Through her trusted friend, Prince William (Sam Clafin, The Hunger Games series), she asks Eric to find the mirror and take it far from her kingdom, where it cannot harm anyone else. But Freya has learned of its disappearance as well, and seeks to make its power her own.
Thus Eric, along with jovial dwarf Nion (Nick Frost) and his sourpuss brother Gryff (Rob Brydon), finds himself forced to face his past in the form of Freya’s loyal huntsman army who all consider him a traitor, and another enemy from the past who stands revealed thanks to the power of the mirror.
Magnificent production, costume design
What stands out most about The Huntsman: Winter’s War by far is its visuals. From the resplendent, shimmering gowns and striking make-up adorning the film’s two powerful queens to the design of the film’s fortresses, forests, and non-human denizens, it’s a feast for the eyes in just about every frame.
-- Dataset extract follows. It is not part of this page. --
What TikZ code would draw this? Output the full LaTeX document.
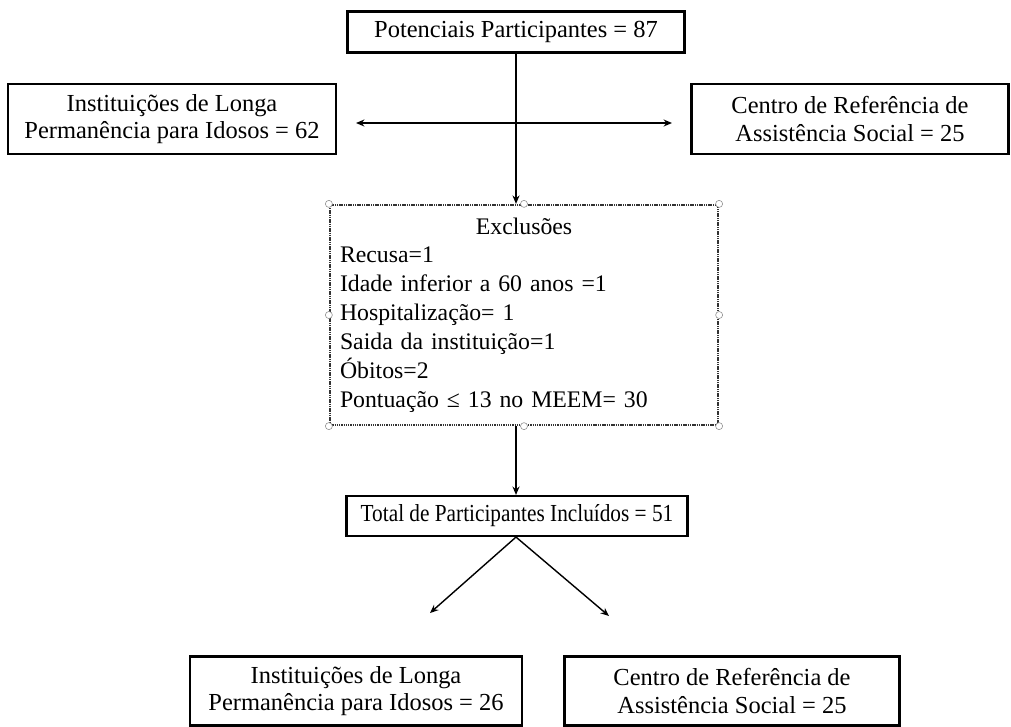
\documentclass[tikz,border=0pt]{standalone}
\usepackage{fontspec}
\setmainfont{Liberation Serif}
\usetikzlibrary{arrows.meta}
\tikzset{
    box/.style={draw, line width=1.5pt, align=center, inner sep=2pt,
        font=\fontsize{17.4}{19.5}\selectfont},
    selbox/.style={draw=black!80, line width=1.6pt, dash pattern=on 1pt off 0.6pt,
        inner sep=0pt, font=\fontsize{16.9}{20.55}\selectfont},
    handle/.style={circle, draw=black!45, fill=white, line width=0.4pt, inner sep=0pt,
        minimum size=5pt},
    flow/.style={-{Stealth[length=6pt,width=5pt]}, line width=1pt},
}
\begin{document}
\begin{tikzpicture}[x=0.025cm, y=-0.025cm]
        \useasboundingbox (0, 0) rectangle (1011, 726);
        \begin{scope}[every node/.style={box}]
            \node[minimum width=337*0.025cm, minimum height=41*0.025cm] (pot) at (516, 32) {Potenciais Participantes = 87};
            \node[minimum width=328*0.025cm, minimum height=70*0.025cm] (ilpia) at (172, 119) {Instituições de Longa\\Permanência para Idosos = 62};
            \node[minimum width=317*0.025cm, minimum height=70*0.025cm] (crasa) at (850, 119) {Centro de Referência de\\Assistência Social = 25};
            \node[minimum width=341*0.025cm, minimum height=40*0.025cm] (total) at (517, 516) {\scalebox{0.87}[1]{Total de Participantes Incluídos = 51}};
            \node[minimum width=332*0.025cm, minimum height=69*0.025cm] (ilpib) at (356, 691) {Instituições de Longa\\Permanência para Idosos = 26};
            \node[minimum width=335*0.025cm, minimum height=69*0.025cm] (crasb) at (732, 691) {Centro de Referência de\\Assistência Social = 25};
        \end{scope}
        \node[selbox, minimum width=388*0.025cm, minimum height=220*0.025cm, text width=368*0.025cm, align=left] (excl) at (524, 315)
            {\makebox[9.2cm]{Exclusões}\\Recusa=1\\Idade inferior a 60 anos =1\\Hospitalização= 1\\Saida da instituição=1\\Óbitos=2\\Pontuação ≤ 13 no MEEM= 30};
        \foreach \a in {north west, north, north east, east, south east, south, south west, west}
            \node[handle] (h-\a) at (excl.\a) {};
        \coordinate (hl) at (356, 123);
        \coordinate (hr) at (672, 123);
        \coordinate (dl) at (430, 613);
        \coordinate (dr) at (609, 616);
        \begin{scope}[every node/.style={fill=white}]
            \path [flow] (pot.south) edge (pot.south |- excl.north);
            \path [flow, {Stealth[length=6pt,width=5pt]}-{Stealth[length=6pt,width=5pt]}] (hl) edge (hr);
            \path [flow] (pot.south |- excl.south) edge (pot.south |- total.north);
            \path [flow] (pot.south |- total.south) edge (dl);
            \path [flow] (pot.south |- total.south) edge (dr);
        \end{scope}
    \end{tikzpicture}
\end{document}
All that optical splendor hardly comes as a surprise, considering the creative team at work here. Proceeding from director Cedric Nicholas-Troyan’s vision from the film, production designer Dominic Watkins, who worked on the first film, expands the fairy tale world beyond the dark forest that dominated Snow White and the Huntsman, and his work continues to impress.
Script, story fall short
Unfortunately, like so many other genre films where the eye candy and casting takes priority over telling a compelling story, The Huntsman: Winter’s War falls far short of its predecessor in terms of giving audiences thoughtful characterization and character-driven drama. The film beats you over the head with its predominant theme – how betrayal can lead to the hardening of even the kindest heart – and offers little else in terms of insight into why the principals do what they do.
As such, the production truly wastes the casting of Emily Blunt. As it dictates the Ice Queen be driven solely by that one sentiment, the script limits Blunt’s range of expression and emotion to a wooden performance that’s far below any expectations audiences may have from her previous work.
Hemsworth, Frost, and Chastain get to have far more fun, in comparison, and Theron once again chills as Ravenna, a role critics lauded as one of the few good things about Snow White and the Huntsman the first time around. But even their characterizations and story arcs are simplistic and far too predictable.
Yes, Hemsworth gets to smile a lot more this time and show some of the on-screen charisma that’s kept his star on the rise. However, the haunted, damaged Huntsman of the first film was a bit more interesting than the bright and cheery version audiences get here.
It doesn’t help that seemingly all the women in powerful roles in The Huntsman: Winter’s War seem driven by that tired “Hell hath no fury like a woman scorned” cliché. The first film, at least, wrote its female characters as driven by far more, and thus made them far more compelling.
Unless you were a die-hard fan of Snow White and the Huntsman and the news that The Huntsman: Winter’s War was on its way to theaters made you squee with delight, safe to say this film is one that can wait for a rental. It’s not terrible, by any means, but the complacency in the film’s writing leads to a mediocrity so profound that it begs the whole “why even bother with a sequel?” question.
In this case, some might answer, “So we can see Charlize Theron as the evil queen again?”
While that is a good answer, it’s simply not good enough.
The Huntsman: Winter’s War
Starring Chris Hemsworth, Charlize Theron, Emily Blunt, Nick Frost, Sam Claflin, Rob Brydon and Jessica Chastain. Directed by Cedric Nicolas-Troyan.
Running Time: 114 minutes
Rated PG-13 for fantasy action violence and some sensuality.